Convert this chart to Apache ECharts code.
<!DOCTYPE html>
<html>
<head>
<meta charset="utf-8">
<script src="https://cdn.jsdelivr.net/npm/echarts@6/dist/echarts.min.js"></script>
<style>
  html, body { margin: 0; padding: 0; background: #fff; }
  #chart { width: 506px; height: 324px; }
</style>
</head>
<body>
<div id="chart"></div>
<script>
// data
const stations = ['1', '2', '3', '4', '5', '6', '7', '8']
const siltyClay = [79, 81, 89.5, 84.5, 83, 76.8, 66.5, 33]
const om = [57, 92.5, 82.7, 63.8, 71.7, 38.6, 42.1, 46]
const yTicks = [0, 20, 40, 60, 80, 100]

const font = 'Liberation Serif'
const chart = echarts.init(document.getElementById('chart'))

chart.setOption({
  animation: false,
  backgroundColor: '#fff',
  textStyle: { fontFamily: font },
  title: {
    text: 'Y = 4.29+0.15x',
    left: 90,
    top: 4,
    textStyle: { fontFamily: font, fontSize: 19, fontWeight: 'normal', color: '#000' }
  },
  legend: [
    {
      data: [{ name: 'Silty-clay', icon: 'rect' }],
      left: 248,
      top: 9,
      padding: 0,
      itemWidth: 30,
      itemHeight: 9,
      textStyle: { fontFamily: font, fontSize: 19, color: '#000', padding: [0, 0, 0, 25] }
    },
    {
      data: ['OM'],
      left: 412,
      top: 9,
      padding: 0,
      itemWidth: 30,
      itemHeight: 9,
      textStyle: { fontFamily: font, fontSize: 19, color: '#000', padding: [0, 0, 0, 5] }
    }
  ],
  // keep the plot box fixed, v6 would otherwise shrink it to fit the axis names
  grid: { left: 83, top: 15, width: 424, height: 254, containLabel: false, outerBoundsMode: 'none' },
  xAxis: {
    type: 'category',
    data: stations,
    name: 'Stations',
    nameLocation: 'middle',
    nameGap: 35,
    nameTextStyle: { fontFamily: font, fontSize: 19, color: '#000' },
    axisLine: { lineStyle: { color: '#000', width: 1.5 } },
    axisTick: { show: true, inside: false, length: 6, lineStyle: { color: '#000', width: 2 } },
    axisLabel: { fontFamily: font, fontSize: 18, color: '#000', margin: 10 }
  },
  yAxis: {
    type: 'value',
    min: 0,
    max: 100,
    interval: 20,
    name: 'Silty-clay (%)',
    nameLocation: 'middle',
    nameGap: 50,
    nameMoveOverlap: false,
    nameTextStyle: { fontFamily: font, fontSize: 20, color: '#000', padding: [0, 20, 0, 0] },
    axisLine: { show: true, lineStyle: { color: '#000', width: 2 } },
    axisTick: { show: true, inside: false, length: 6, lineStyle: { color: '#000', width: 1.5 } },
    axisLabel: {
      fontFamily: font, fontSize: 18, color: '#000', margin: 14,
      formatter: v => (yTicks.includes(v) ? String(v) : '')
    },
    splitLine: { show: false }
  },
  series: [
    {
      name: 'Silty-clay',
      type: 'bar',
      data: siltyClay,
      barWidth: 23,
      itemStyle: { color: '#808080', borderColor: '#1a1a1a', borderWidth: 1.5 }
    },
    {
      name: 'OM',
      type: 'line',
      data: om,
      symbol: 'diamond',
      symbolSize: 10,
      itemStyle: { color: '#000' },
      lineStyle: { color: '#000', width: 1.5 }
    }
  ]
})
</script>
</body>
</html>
...
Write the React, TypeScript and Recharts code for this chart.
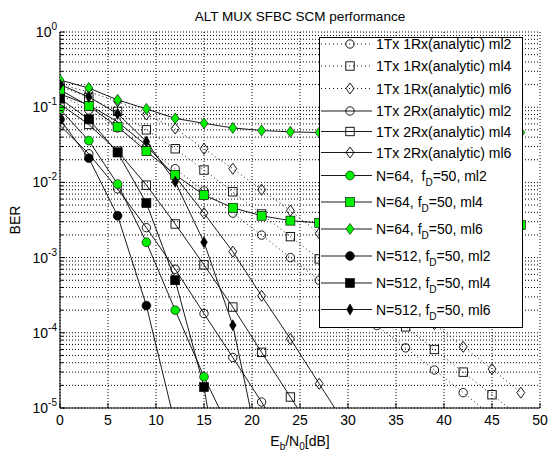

**Exercise**. Reproduce only the lines from the one containing "Convert this chart to Apache ECharts code." through the one containing "const chart = echarts.init(document.getElementById('chart'))", inclusive of both.

**Result**.
Convert this chart to Apache ECharts code.
<!DOCTYPE html>
<html>
<head>
<meta charset="utf-8">
<script src="https://cdn.jsdelivr.net/npm/echarts@6/dist/echarts.min.js"></script>
<style>
  html, body { margin: 0; padding: 0; background: #fff; }
  #chart { width: 506px; height: 324px; }
</style>
</head>
<body>
<div id="chart"></div>
<script>
// data
const stations = ['1', '2', '3', '4', '5', '6', '7', '8']
const siltyClay = [79, 81, 89.5, 84.5, 83, 76.8, 66.5, 33]
const om = [57, 92.5, 82.7, 63.8, 71.7, 38.6, 42.1, 46]
const yTicks = [0, 20, 40, 60, 80, 100]

const font = 'Liberation Serif'
const chart = echarts.init(document.getElementById('chart'))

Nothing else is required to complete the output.